When you deploy the SNMP Poller microservice with autoscaling enabled, you must also calculate total workers required, based on the expected number of devices that will be polled in the device zone, to determine the value to use for the maxReplicaCount autoscaling configuration setting.
For example:
-
For 100,000 polled devices, when WORKER_CONCURRENCY is set to 2000 and DISCOVERY_WORKERS_PERCENTAGE is set to 25:
-
Total required workers and maxReplicaCount value: 63
-
Polling workers: 50
-
Discovery workers: 13
-
-
For 250,000 polled devices, when WORKER_CONCURRENCY is set to 3000 and DISCOVERY_WORKERS_PERCENTAGE is set to 33:
-
Total required workers and maxReplicaCount value: 112
-
Polling workers: 84
-
Discovery workers: 28
-
Modifying Scaling Triggers
By default, only the snmp_coordinator_metric_workers_required metric is configured as an autoscaling trigger. You can define additional triggers in the Helm chart by adding them under the triggers section.

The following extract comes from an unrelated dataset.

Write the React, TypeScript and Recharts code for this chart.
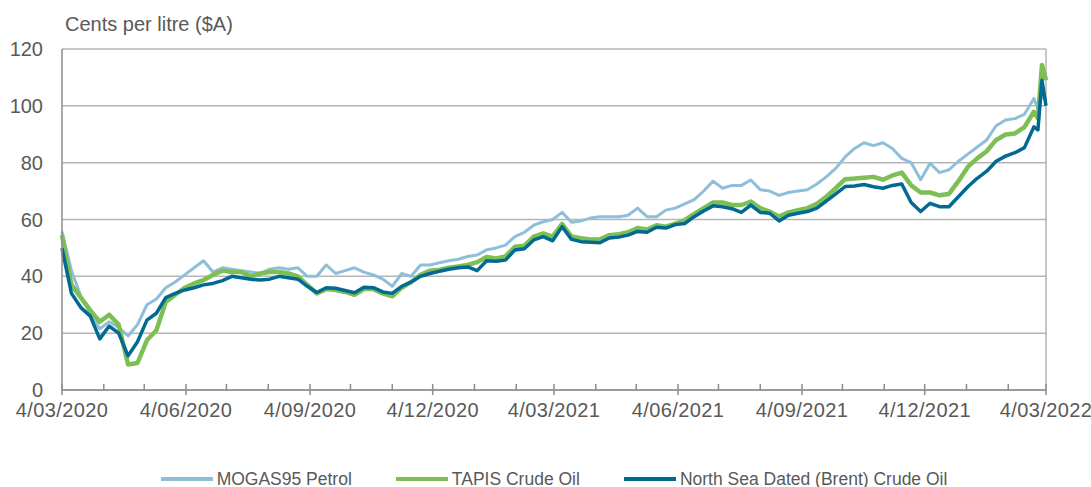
import React from 'react';
import { LineChart, Line, XAxis, YAxis, CartesianGrid, ReferenceLine } from 'recharts';

// weekly samples from 4 Mar 2020, then the last few days to 4 Mar 2022
const START = Date.UTC(2020, 2, 4);
const DAY = 86400000;
const weekOffsets = Array.from({ length: 104 }, (_, i) => i * 7);
const finalDays = [724, 727, 730];
const dayOffsets = [...weekOffsets, ...finalDays];

const mogas = [
  55.7, 42, 33, 27, 21.5, 24, 22, 19, 23, 30, 32, 36, 38,
  40.5, 43, 45.5, 41.5, 43, 42.5, 42, 41.5, 41, 42.5, 43, 42.5, 43,
  40, 40, 44, 41, 42, 43, 41.5, 40.5, 39, 36.5, 41, 40, 44,
  44, 44.8, 45.5, 46, 47, 47.5, 49.3, 50, 51, 54, 55.5, 58, 59.2,
  60, 62.5, 59, 59.5, 60.5, 61, 61, 61, 61.5, 64, 61, 61, 63.3,
  64, 65.5, 67, 70, 73.5, 71, 72, 72, 73.9, 70.5, 70, 68.5, 69.5,
  70, 70.5, 72.5, 75, 78, 82, 85, 87, 86, 87, 85, 81.5, 80,
  74, 79.8, 76.5, 77.5, 80.5, 83, 85.5, 88, 93, 95, 95.5, 97, 102.6,
  99, 103.5, 102,
];

const tapis = [
  54.5, 37, 32.5, 28, 24, 26.5, 23, 9, 9.5, 17.5, 21, 31, 33.5,
  36, 37.5, 38.7, 40.5, 42, 41.5, 41.5, 40, 41, 41.5, 41.5, 41, 40,
  37, 34, 35.5, 35.2, 34.5, 33.5, 35.5, 35.5, 34, 33, 36, 38, 40.5,
  42, 42.3, 43, 43.5, 44, 45, 46.8, 46.3, 47, 50.4, 50.8, 54, 55.1,
  54, 58.5, 54, 53.4, 53, 53, 54.5, 54.8, 55.5, 57, 56.5, 58, 57.5,
  58.5, 59.8, 62, 64, 66, 66, 65.1, 65.1, 66.3, 64, 62.8, 61, 62.5,
  63.3, 64, 65.5, 68, 71, 74.2, 74.4, 74.7, 75, 74, 75.5, 76.5, 72,
  69.5, 69.5, 68.5, 69, 73.5, 78.5, 81.5, 84, 88, 89.9, 90.3, 92.5, 97.9,
  95.6, 114.4, 109,
];

const brent = [
  49.9, 34, 29, 26, 18, 22.5, 20, 12, 17, 24.6, 27, 32.5, 34,
  35.2, 36, 37, 37.5, 38.5, 40, 39.5, 39, 38.7, 39, 40, 39.5, 39,
  36.5, 34.3, 36, 35.8, 35, 34.2, 36.2, 36, 34.5, 34, 36.5, 38, 40,
  41, 41.8, 42.5, 43, 43.3, 42, 45.5, 45.3, 45.7, 49.3, 49.7, 52.8, 54,
  52.5, 57.5, 53, 52.2, 52, 51.8, 53.5, 53.8, 54.5, 55.8, 55.5, 57.3, 57,
  58.2, 58.6, 61, 63, 64.8, 64.5, 63.8, 62.5, 65.1, 62.5, 62.2, 59.5, 61.5,
  62.2, 62.8, 64, 66.5, 69, 71.6, 71.8, 72.3, 71.5, 71, 72, 72.5, 66,
  62.8, 65.7, 64.5, 64.5, 68, 71.5, 74.5, 77, 80.5, 82.3, 83.5, 85.3, 92.6,
  91.5, 109, 100,
];

const yTicks = [0, 20, 40, 60, 80, 100, 120];

const series = [
  { key: 'mogas', name: 'MOGAS95 Petrol', color: '#8FBEDA', width: 3 },
  { key: 'tapis', name: 'TAPIS Crude Oil', color: '#7DBE55', width: 4.5 },
  { key: 'brent', name: 'North Sea Dated (Brent) Crude Oil', color: '#006A93', width: 3.5 },
];

const data = dayOffsets.map((day, i) => ({
  day,
  mogas: mogas[i],
  tapis: tapis[i],
  brent: brent[i],
}));

// month ticks (4th of each month), labels every quarter
const monthTicks = Array.from({ length: 25 }, (_, m) => (Date.UTC(2020, 2 + m, 4) - START) / DAY);

const tickLabel = (day: number) => {
  const d = new Date(START + day * DAY);
  const mm = String(d.getUTCMonth() + 1).padStart(2, '0');
  return `${d.getUTCDate()}/${mm}/${d.getUTCFullYear()}`;
};

const TEXT = '#595959';
const AXIS = '#8C8C8C';
const GRID = '#B5B5B5';
const FONT = '"Liberation Sans", Arial, sans-serif';

function MonthTick(props: any) {
  const { x, y, payload, index } = props;
  const major = index % 3 === 0;
  return (
    <g>
      <line x1={x} x2={x} y1={y - 6} y2={major ? y + 5 : y} stroke={AXIS} strokeWidth={1.5} />
      {major && (
        <text x={x} y={y + 27} textAnchor="middle" fill={TEXT} fontSize={20} letterSpacing={0.4} fontFamily={FONT}>
          {tickLabel(payload.value)}
        </text>
      )}
    </g>
  );
}

export default function App() {
  return (
    <div style={{ position: 'relative', width: 1091, height: 487, fontFamily: FONT, overflow: 'hidden' }}>
      <style>{'body{margin:0}'}</style>
      <div style={{ position: 'absolute', left: 65, top: 13, fontSize: 20, lineHeight: '22px', color: TEXT }}>
        Cents per litre ($A)
      </div>
      <LineChart width={1091} height={487} data={data} margin={{ top: 49, right: 45, left: 0, bottom: 67 }}>
        <CartesianGrid vertical={false} stroke={GRID} strokeWidth={1.5} />
        <XAxis
          dataKey="day"
          type="number"
          domain={[0, 730]}
          ticks={monthTicks}
          interval={0}
          height={30}
          tickSize={0}
          tickMargin={0}
          tickLine={false}
          axisLine={{ stroke: AXIS, strokeWidth: 1.5 }}
          tick={<MonthTick />}
        />
        <YAxis
          domain={[0, 120]}
          ticks={yTicks}
          width={62}
          tickSize={0}
          tickMargin={19}
          tickLine={false}
          axisLine={{ stroke: AXIS, strokeWidth: 1.5 }}
          tick={{ fill: TEXT, fontSize: 20, fontFamily: FONT }}
        />
        <ReferenceLine x={730} stroke={GRID} strokeWidth={1.5} />
        {series.map((s) => (
          <Line
            key={s.key}
            type="linear"
            dataKey={s.key}
            name={s.name}
            stroke={s.color}
            strokeWidth={s.width}
            strokeLinejoin="round"
            dot={false}
            isAnimationActive={false}
          />
        ))}
      </LineChart>
      <div
        style={{
          position: 'absolute',
          left: 62,
          width: 984,
          top: 469,
          height: 20,
          display: 'flex',
          justifyContent: 'center',
          alignItems: 'center',
          gap: 44,
          fontSize: 17.5,
          color: TEXT,
        }}
      >
        {series.map((s) => (
          <div key={s.key} style={{ display: 'flex', alignItems: 'center' }}>
            <span style={{ display: 'inline-block', width: 52, height: 4, background: s.color, marginRight: 4 }} />
            <span style={{ whiteSpace: 'nowrap' }}>{s.name}</span>
          </div>
        ))}
      </div>
    </div>
  );
}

For example, the default trigger configuration is:
autoscaling:
...
triggers:
- type: prometheus
metadata:
metricName: required_total_workers
serverAddress: http://prometheus-kube-prometheus-prometheus.a1-monitoring.svc.cluster.local:9090
query: snmp_coordinator_metric_required_total_workers
threshold: '1'
metricType: Value
SNMP Poller Self-Monitoring Metrics
The SNMP Poller microservice exposes the self-monitoring metrics for coordinators described in the following table to Prometheus.
Each of the metrics in the table is prefixed with snmp_coordinator in the database. For example, the full metric name in the database for the first metric is snmp_coordinator_metric_worker_count.
Metric Name | Type | Labels | Description |
---|---|---|---|
metric_worker_count | Gauge | N/A | The number of workers currently enrolled with the coordinator. |
metric_workforce_count | Gauge | N/A | The number of workers multiplied by worker concurrency. |
metric_discovery_worker_count | Gauge | N/A | The number of discovery workers currently enrolled with the coordinator. |
metric_polling_worker_count | Gauge | N/A | The number of polling workers currently enrolled with the coordinator. |
metric_required_discovery_workers | Gauge | N/A | The number of workers required for discovery when using autoscaling. Only available when autoscaling is enabled. |
metric_required_polling_workers | Gauge | N/A | The number of workers required for polling when using autoscaling. Only available when autoscaling is enabled. |
metric_required_total_workers | Gauge | N/A | The number of workers required for polling and discovery when using autoscaling. Only available when autoscaling is enabled. |
metric_discovery_requests_queued | Gauge | N/A | The number of discovery requests. (queued, realtime) |
metric_discovery_requests_processing | Gauge | N/A | The number of discovery requests. (processing, realtime) |
metric_polling_requests_queued | Gauge | N/A | The number of polling requests. (queued, realtime) |
metric_polling_requests_processing | Gauge | N/A | The number of polling requests. (processing, realtime) |
metric_polled_devices_count | GaugeVec | domain, cycle | The number of polled devices per domain and cycle. |
metric_polled_objects_count | GaugeVec | domain, cycle | The number of polled objects per domain and per cycle. |
metric_polling_duration | GaugeVec | domain, cycle | The total polling duration in seconds for last cycle per domain and per cycle. |
metric_polling_average | GaugeVec | domain, cycle | The average polling duration in seconds for last cycle per domain and per cycle. |
metric_polling_average95 | GaugeVec | domain, cycle | The 95th percentile average polling duration in seconds for last cycle per domain and per cycle. |
metric_polling_utilisation | GaugeVec | domain, cycle | The polling utilisation in percent for last cycle per domain and per cycle. |
metric_polling_utilisation95 | GaugeVec | domain, cycle | The 95th percentile polling utilisation in percent for last cycle per domain and per cycle. |
Note:
Metric names in the database include a prefix that indicates the service that inserted them. The prefix is prom_ for metrics inserted by Prometheus. For example, metric_worker_count is stored as prom_metric_worker_count in the database.